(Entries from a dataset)
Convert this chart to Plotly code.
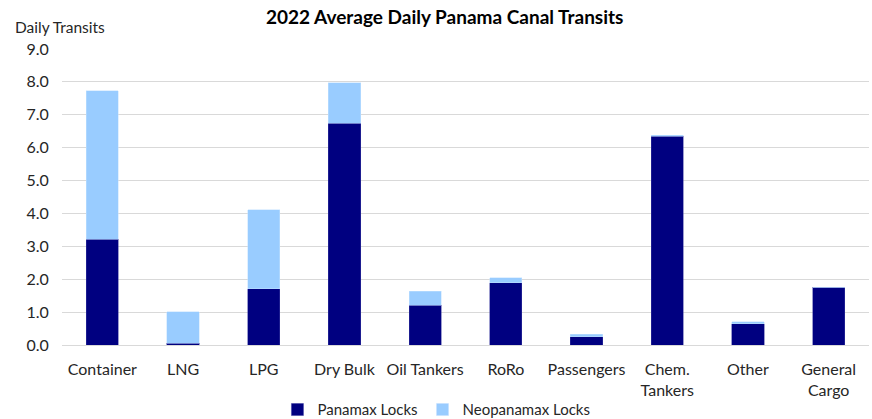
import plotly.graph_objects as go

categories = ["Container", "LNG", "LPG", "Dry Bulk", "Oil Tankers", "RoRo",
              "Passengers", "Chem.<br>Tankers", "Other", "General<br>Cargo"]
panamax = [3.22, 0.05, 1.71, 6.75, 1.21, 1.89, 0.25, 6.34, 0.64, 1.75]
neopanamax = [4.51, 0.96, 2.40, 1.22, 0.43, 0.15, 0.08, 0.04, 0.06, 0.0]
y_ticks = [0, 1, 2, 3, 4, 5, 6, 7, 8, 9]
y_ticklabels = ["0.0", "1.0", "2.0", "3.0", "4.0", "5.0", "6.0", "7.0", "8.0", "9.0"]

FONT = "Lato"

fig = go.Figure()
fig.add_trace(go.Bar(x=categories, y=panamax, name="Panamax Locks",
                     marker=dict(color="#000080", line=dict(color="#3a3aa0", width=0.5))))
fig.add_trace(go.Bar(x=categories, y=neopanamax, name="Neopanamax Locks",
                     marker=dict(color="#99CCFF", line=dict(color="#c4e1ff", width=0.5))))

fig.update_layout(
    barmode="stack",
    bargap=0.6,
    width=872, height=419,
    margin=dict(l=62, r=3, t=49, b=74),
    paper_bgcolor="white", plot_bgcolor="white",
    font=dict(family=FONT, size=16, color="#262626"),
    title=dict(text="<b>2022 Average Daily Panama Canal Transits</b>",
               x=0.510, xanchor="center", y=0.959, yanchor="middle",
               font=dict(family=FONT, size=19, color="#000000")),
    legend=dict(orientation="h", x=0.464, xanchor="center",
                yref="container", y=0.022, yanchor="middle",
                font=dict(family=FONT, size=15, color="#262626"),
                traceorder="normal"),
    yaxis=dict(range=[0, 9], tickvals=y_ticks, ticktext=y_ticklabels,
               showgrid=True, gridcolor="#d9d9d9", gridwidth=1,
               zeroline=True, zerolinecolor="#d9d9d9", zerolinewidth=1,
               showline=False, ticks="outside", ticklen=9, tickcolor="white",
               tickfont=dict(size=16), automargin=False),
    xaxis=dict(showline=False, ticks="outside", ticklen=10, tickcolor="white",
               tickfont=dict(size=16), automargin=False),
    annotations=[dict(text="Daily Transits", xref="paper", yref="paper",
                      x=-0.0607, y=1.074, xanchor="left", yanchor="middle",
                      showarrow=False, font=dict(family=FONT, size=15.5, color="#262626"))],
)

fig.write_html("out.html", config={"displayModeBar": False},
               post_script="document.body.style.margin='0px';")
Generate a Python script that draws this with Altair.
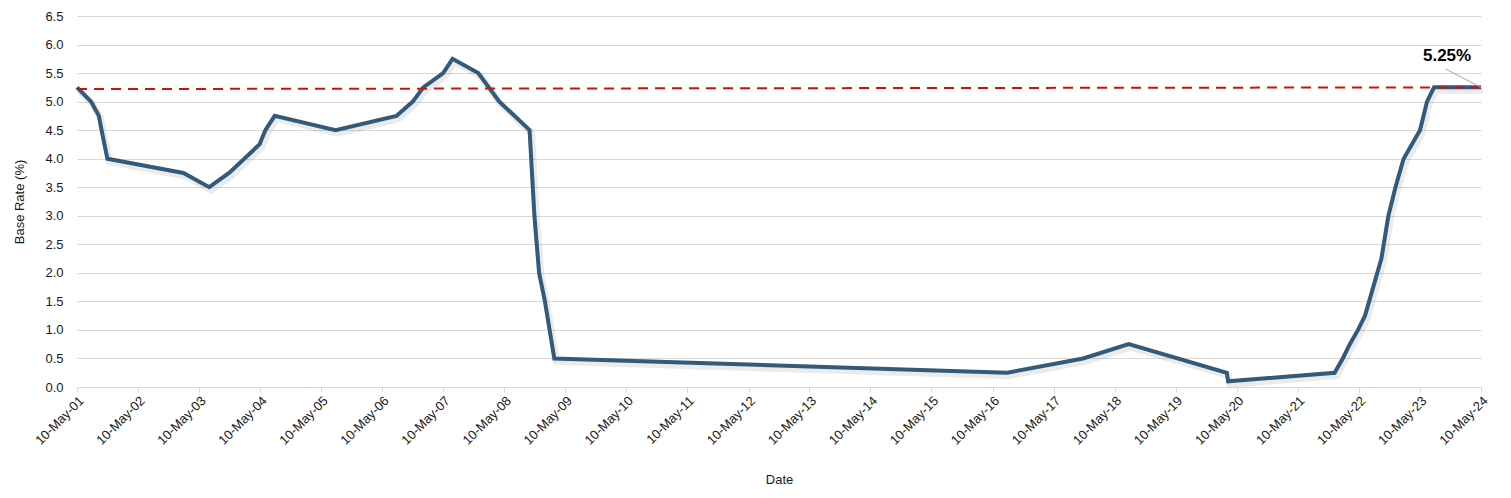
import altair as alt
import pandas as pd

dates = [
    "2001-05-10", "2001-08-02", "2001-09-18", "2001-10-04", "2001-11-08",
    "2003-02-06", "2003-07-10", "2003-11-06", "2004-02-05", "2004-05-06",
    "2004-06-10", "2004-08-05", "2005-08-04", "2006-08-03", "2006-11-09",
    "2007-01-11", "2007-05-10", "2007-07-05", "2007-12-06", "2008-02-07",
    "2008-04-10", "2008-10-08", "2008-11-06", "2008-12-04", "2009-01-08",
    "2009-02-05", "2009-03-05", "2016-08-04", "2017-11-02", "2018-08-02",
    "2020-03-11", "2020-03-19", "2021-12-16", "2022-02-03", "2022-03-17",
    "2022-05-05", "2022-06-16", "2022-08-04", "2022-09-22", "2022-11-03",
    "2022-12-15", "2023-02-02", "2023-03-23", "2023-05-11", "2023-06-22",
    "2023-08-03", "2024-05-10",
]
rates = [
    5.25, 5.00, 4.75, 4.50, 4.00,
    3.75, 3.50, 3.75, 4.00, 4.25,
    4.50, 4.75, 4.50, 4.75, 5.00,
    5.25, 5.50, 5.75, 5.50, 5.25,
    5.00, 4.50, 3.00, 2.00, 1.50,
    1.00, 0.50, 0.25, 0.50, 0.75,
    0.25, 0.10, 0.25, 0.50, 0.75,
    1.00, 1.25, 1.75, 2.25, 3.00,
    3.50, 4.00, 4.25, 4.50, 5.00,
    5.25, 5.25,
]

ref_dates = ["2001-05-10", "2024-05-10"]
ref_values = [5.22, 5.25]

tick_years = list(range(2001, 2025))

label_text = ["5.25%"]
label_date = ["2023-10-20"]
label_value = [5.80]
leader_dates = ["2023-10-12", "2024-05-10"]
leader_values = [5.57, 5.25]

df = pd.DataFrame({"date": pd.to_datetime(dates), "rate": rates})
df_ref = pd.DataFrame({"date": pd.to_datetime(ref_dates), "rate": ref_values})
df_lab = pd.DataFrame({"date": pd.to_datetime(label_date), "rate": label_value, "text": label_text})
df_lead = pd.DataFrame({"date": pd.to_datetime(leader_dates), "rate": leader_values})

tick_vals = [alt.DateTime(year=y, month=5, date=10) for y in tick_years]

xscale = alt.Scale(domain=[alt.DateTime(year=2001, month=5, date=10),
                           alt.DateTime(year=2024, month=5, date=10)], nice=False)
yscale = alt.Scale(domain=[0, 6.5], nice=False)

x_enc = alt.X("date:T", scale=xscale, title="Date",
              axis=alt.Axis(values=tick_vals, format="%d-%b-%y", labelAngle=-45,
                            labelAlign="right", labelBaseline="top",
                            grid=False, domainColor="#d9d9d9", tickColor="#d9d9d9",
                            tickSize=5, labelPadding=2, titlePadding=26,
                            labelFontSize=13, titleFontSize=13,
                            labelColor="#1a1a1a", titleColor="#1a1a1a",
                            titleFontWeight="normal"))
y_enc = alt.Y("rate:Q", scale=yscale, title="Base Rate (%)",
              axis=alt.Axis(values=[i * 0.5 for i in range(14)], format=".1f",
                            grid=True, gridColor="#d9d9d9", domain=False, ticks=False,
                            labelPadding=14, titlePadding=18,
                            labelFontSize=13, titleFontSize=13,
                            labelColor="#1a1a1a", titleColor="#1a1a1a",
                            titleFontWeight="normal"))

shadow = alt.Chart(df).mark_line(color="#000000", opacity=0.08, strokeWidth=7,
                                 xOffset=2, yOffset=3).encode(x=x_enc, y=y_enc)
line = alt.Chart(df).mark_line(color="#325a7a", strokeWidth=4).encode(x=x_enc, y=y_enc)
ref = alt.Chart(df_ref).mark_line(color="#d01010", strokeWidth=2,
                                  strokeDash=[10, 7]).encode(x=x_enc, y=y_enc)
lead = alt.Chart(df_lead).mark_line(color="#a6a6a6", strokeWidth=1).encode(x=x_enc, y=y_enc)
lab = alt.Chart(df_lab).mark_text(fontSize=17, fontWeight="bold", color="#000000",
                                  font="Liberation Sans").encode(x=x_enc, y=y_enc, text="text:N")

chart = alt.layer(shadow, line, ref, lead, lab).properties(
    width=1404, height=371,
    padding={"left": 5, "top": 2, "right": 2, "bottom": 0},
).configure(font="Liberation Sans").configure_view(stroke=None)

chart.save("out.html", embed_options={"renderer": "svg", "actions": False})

§ **Directive**
From the entries above, copy out every line where the string "this" appears.

§ **Exercise solution**
Convert this chart to Plotly code.
Generate a Python script that draws this with Altair.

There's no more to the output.